Модель накопления повреждений в ортотропном композиционном материале

Abstract

The paper presents a theoretical and experimental study of the influence of damage accumulation in composite material on the elastic fourth-rank tensor and on the strength under quasi-static, cyclic and dynamic loads. Layered polymer composites (glass or carbon fiber-reinforced plastic) are considered. This work aims to develop a mathematical model that accounts for the impact of damage in the composite material on the fourth-rank tensor of elastic properties. The constitutive relations for an orthotropic composite material are proposed, taking into account the accumulation of damage during tensile or shear loading. A numerical simulation using the finite element method is done for a periodicity cell for composite variants (unidirectional, layered, etc.) to determine the effective elastic properties. Quasi-static loading experiments were conducted on composite samples (carbon plastic) to validate the model and the degradation of elastic properties was determined by measuring the longitudinal sound speed. The full-scale experiments confirmed that damage accumulation in carbon fiber-reinforced plastic leads to the degradation of its effective elastic properties.

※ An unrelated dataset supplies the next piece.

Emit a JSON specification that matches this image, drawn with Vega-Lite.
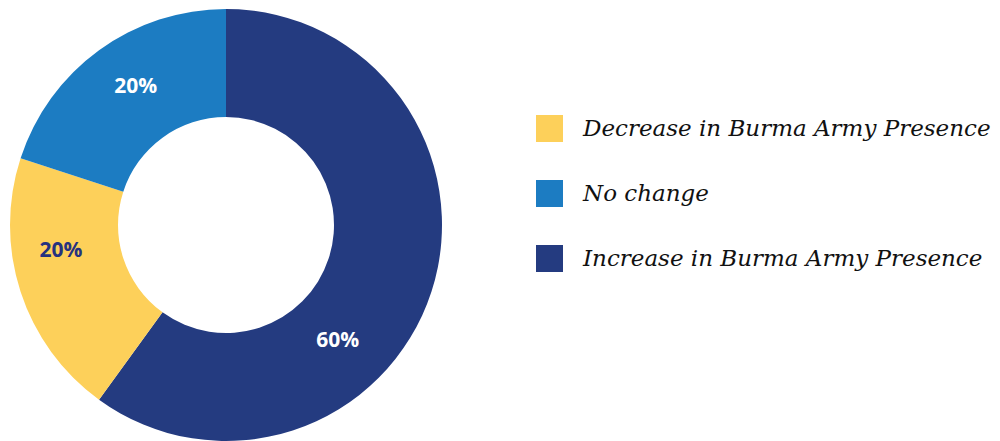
{
  "$schema": "https://vega.github.io/schema/vega-lite/v6.json",
  "width": 452,
  "height": 450,
  "padding": 0,
  "background": "white",
  "view": {"stroke": null},
  "data": {"values": [
    {"category": "Increase in Burma Army Presence", "value": 60, "label": "60%", "order": 1},
    {"category": "Decrease in Burma Army Presence", "value": 20, "label": "20%", "order": 2},
    {"category": "No change", "value": 20, "label": "20%", "order": 3}
  ]},
  "encoding": {
    "theta": {"field": "value", "type": "quantitative", "stack": true},
    "order": {"field": "order", "type": "quantitative"}
  },
  "layer": [
    {
      "mark": {"type": "arc", "outerRadius": 216, "innerRadius": 108},
      "encoding": {
        "color": {
          "field": "category", "type": "nominal",
          "scale": {
            "domain": ["Decrease in Burma Army Presence", "No change", "Increase in Burma Army Presence"],
            "range": ["#FDD05A", "#1C7CC2", "#243B80"]
          },
          "legend": {
            "title": null,
            "orient": "none",
            "legendX": 536,
            "legendY": 115,
            "symbolType": "square",
            "symbolSize": 729,
            "symbolStrokeWidth": 0,
            "symbolOpacity": 1,
            "labelFont": "DejaVu Serif",
            "labelFontStyle": "italic",
            "labelFontSize": 23,
            "labelColor": "#111111",
            "labelOffset": 20,
            "labelLimit": 500,
            "rowPadding": 38
          }
        }
      }
    },
    {
      "mark": {"type": "text", "radius": 161, "thetaOffset": 0.49, "font": "Open Sans", "fontWeight": "bold", "fontSize": 21, "color": "white"},
      "encoding": {
        "text": {"field": "label"},
        "opacity": {"condition": {"test": "datum.order == 1", "value": 1}, "value": 0}
      }
    },
    {
      "mark": {"type": "text", "radius": 167, "thetaOffset": 0.16, "font": "Open Sans", "fontWeight": "bold", "fontSize": 21, "color": "#26327F"},
      "encoding": {
        "text": {"field": "label"},
        "opacity": {"condition": {"test": "datum.order == 2", "value": 1}, "value": 0}
      }
    },
    {
      "mark": {"type": "text", "radius": 165, "thetaOffset": 0.05, "font": "Open Sans", "fontWeight": "bold", "fontSize": 21, "color": "white"},
      "encoding": {
        "text": {"field": "label"},
        "opacity": {"condition": {"test": "datum.order == 3", "value": 1}, "value": 0}
      }
    }
  ]
}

In this connection, a technique was developed to take into account irreversible damage in an orthotropic composite material through the components of the ductility tensor, which may be helpful for the design and analysis of composite structures. The findings of the study could help with the creation of new materials with enhanced mechanical characteristics, as well as with raising the quality of already-existing materials. The developed mathematical model of orthotropic composite material can be used to enhance the structural strength properties and boost the application safety in a variety of industry.